• [Stated task]: Retype the listing below line for line, but only from the line with "Reproduce this chart with Chart.js." down to the line with "var centerLabel = 'Mar19';", inclusive. Pictures stay out.

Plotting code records
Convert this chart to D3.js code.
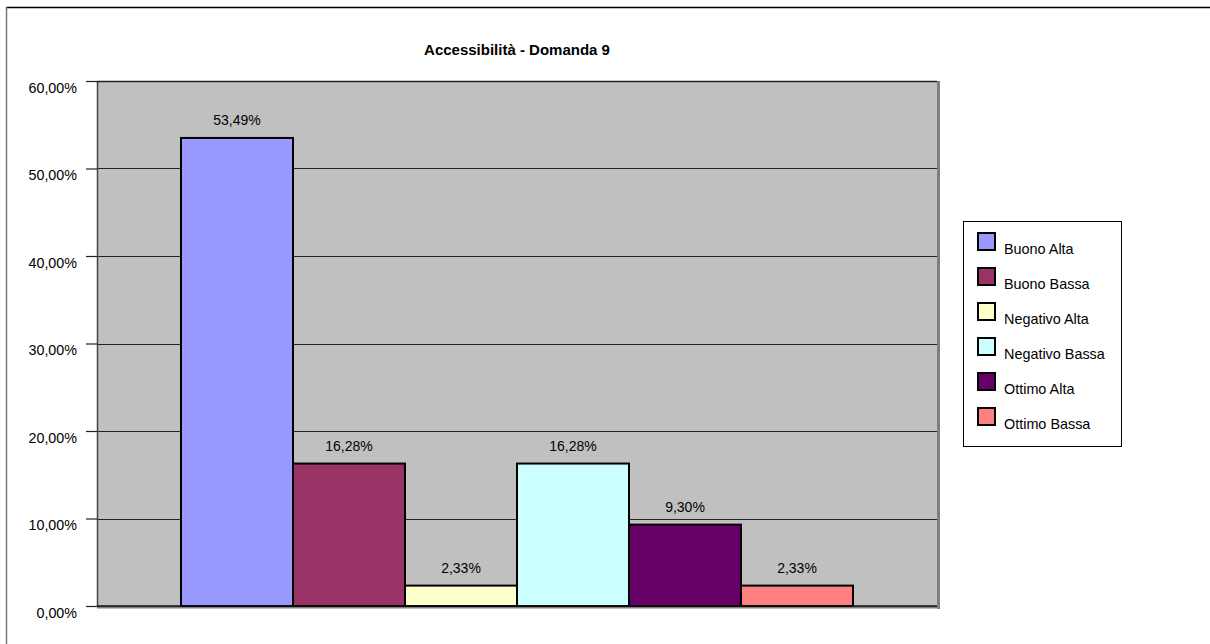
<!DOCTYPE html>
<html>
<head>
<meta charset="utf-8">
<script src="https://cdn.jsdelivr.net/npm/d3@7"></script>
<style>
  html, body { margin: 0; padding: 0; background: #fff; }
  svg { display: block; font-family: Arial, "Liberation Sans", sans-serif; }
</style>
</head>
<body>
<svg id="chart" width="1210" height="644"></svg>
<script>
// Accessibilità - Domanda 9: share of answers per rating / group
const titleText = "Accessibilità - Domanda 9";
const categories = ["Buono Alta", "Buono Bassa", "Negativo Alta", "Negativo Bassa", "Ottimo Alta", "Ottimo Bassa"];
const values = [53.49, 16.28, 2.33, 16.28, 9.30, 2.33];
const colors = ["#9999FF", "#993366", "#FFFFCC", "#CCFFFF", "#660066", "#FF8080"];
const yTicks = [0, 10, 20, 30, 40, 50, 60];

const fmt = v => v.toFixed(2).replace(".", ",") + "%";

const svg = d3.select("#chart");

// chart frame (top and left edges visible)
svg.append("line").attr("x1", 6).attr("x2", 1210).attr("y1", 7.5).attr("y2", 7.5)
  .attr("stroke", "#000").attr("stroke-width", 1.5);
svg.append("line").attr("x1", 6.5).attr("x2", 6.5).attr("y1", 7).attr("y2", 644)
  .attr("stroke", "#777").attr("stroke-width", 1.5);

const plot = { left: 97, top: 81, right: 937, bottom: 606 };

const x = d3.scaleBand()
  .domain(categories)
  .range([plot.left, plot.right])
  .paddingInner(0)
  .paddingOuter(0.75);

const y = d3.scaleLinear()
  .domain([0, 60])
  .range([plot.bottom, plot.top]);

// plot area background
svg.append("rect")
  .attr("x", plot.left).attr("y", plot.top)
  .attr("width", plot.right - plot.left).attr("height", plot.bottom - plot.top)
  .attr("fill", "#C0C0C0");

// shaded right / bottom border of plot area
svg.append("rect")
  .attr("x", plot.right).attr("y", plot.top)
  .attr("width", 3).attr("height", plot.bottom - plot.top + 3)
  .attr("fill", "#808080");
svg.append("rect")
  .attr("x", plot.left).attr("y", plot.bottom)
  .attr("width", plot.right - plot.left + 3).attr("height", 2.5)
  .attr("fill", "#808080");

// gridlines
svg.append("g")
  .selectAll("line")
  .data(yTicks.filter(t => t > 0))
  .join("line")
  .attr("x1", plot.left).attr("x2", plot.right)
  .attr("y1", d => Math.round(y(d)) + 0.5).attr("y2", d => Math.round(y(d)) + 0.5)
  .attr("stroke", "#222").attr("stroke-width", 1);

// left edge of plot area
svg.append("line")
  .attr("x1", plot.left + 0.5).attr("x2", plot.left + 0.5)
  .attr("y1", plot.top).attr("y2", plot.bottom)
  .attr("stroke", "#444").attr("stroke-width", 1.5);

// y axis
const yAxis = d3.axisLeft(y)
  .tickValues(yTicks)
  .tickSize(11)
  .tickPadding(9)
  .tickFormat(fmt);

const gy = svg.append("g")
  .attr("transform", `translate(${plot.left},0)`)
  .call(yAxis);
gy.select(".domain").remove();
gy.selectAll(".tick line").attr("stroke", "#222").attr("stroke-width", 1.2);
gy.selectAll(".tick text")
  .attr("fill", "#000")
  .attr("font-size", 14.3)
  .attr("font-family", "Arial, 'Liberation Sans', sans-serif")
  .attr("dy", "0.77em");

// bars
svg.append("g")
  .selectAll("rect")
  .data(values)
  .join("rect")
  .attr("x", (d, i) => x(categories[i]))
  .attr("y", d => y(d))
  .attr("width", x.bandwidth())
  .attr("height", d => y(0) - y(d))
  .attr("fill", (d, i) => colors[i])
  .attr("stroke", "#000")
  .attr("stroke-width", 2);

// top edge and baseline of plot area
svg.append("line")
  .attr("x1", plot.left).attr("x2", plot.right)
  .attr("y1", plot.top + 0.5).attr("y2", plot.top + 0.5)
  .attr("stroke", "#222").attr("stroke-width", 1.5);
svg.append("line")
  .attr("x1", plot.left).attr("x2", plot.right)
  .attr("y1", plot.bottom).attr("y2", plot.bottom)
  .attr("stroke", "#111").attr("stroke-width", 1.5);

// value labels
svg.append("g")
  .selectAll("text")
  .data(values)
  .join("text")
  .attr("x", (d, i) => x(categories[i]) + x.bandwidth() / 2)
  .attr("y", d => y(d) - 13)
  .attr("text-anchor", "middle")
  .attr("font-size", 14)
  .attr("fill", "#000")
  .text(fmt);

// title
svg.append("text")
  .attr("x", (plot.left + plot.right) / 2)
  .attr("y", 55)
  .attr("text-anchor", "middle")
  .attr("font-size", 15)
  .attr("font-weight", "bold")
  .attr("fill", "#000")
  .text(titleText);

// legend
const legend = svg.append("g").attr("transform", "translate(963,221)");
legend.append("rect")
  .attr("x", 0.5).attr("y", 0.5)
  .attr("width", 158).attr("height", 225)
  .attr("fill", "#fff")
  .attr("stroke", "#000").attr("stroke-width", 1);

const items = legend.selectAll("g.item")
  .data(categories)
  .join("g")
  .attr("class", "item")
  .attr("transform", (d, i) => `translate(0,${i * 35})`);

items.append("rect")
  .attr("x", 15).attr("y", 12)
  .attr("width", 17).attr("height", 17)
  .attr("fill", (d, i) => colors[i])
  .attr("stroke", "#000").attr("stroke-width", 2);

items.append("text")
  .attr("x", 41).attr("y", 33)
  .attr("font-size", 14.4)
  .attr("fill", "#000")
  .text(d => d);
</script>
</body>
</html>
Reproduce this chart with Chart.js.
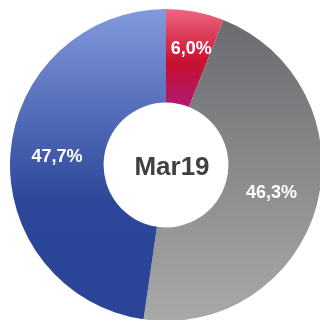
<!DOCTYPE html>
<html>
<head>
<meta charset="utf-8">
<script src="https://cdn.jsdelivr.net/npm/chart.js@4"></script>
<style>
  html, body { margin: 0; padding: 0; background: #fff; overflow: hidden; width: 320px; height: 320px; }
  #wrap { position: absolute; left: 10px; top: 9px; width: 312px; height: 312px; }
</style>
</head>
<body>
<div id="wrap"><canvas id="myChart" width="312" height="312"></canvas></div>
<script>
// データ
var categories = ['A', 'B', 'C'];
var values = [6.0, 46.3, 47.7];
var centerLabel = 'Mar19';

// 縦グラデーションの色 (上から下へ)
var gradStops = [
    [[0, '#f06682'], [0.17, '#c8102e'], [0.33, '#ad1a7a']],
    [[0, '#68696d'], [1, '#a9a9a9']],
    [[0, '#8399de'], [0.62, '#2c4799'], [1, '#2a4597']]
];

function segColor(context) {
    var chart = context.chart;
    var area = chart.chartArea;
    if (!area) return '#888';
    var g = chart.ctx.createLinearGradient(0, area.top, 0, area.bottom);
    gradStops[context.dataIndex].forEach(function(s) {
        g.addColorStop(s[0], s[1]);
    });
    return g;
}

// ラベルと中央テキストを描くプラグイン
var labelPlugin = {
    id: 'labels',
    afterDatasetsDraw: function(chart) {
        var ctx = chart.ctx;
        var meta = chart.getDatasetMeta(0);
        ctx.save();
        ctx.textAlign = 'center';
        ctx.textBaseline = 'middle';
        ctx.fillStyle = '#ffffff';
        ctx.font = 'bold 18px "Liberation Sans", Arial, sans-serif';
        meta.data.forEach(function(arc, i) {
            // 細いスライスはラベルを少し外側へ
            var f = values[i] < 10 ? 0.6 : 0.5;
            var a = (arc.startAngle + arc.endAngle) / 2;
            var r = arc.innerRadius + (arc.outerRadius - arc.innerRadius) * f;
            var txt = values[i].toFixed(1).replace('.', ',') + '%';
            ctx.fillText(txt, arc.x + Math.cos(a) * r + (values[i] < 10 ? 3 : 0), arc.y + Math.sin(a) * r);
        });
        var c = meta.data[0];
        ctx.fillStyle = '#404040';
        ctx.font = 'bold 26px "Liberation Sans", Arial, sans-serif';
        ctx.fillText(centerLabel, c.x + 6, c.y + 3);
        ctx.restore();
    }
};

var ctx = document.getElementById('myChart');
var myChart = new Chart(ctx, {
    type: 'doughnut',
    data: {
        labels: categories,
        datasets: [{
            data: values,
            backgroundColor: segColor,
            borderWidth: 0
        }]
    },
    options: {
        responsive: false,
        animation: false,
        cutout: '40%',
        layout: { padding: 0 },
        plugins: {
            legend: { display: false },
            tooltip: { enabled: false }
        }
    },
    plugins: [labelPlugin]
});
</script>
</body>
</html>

• [Response]:
Reproduce this chart with Chart.js.
<!DOCTYPE html>
<html>
<head>
<meta charset="utf-8">
<script src="https://cdn.jsdelivr.net/npm/chart.js@4"></script>
<style>
  html, body { margin: 0; padding: 0; background: #fff; overflow: hidden; width: 320px; height: 320px; }
  #wrap { position: absolute; left: 10px; top: 9px; width: 312px; height: 312px; }
</style>
</head>
<body>
<div id="wrap"><canvas id="myChart" width="312" height="312"></canvas></div>
<script>
// データ
var categories = ['A', 'B', 'C'];
var values = [6.0, 46.3, 47.7];
var centerLabel = 'Mar19';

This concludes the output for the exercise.